If you play a vanilla Super Mario Bros. stage created in Super Mario Maker, you'll probably notice it's almost, but not quite like the actual game. The controls might feel dead-on, but many of Mario 3 and World's innovations have found their way into Super Mario Bros.' 1985 game design. Bouncing off enemies, for instance, now gives you a more controlled jump, kicked shells collect coins, and taking a hit while blessed with Fire Flower power now demotes you to Big Mario instead of Little Mario—and those are just a few of the many, tiny changes. Each "style" in Super Mario Maker has its limitations, of course—sadly, you can't sneak Yoshi into an SMB1 level—but, for the most part, the older interpretations of Mario now benefit from the power of hindsight.

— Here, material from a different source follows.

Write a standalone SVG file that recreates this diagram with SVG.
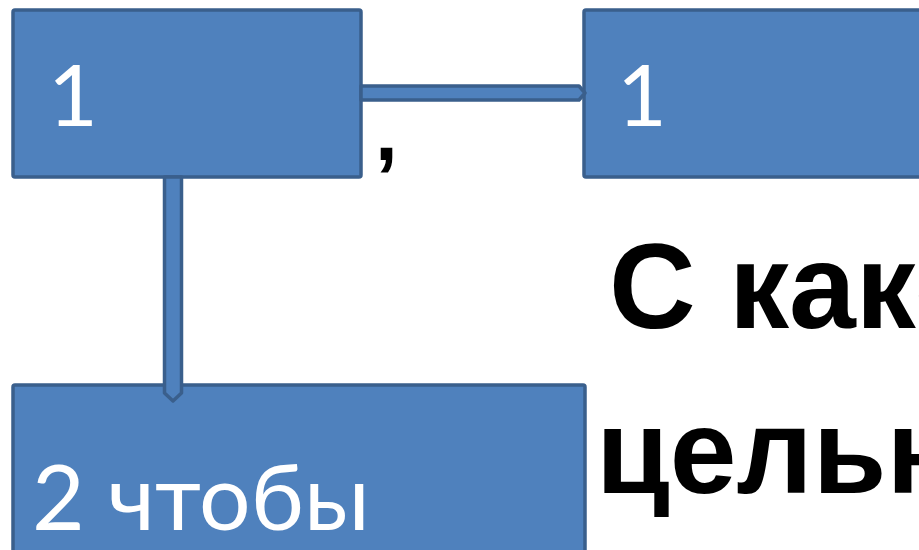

These minor tweaks are definitely appreciated, but Super Mario Maker's most impressive additions exist in the form of new content meant to peacefully co-exist with resources created decades ago. If Nintendo was more restrictive, Super Mario Maker would still be a great tool, but how far they've gone to give designers a wealth of options is nothing short of remarkable. The "ghost house" aesthetic was essentially created for Super Mario World, yet the SMB1 and SMB3 themes in Mario Maker offer their own unique spins on this type of level, right down to the accompanying songs. (And Boos are inexplicably even cuter in their redesigned SMB1 form.) I don't know about you, but the new Super Mario Bros. ghost house song feels right at home next to the 1985 compositions—even if it sounds a touch like something from Wario Land.
And though SMB3 saw the introduction of Boos, they only existed within the confines of fortresses. So now there's a brand-new song for spooky Super Mario 3 levels that could have escaped from Koji Kondo's keyboard in 1988.
It's these little touches—ones destined to only be appreciated by a tiny demographic—that have given me a real appreciation for Super Mario Maker over the past few weeks. I remember tinkering with it at last year's E3, and thinking, "This is neat, but how are they going to turn it into a complete package?" Shortly after release, we're only seeing brief glimpses of how versatile its seemingly limited toolset can be, to the point where I won't be surprised if people figure out how to make something entirely different than a basic platformer with the parts of Super Mario Maker. I know I can't wait to be surprised—even if I'm not talented enough to be the one doing the surprising.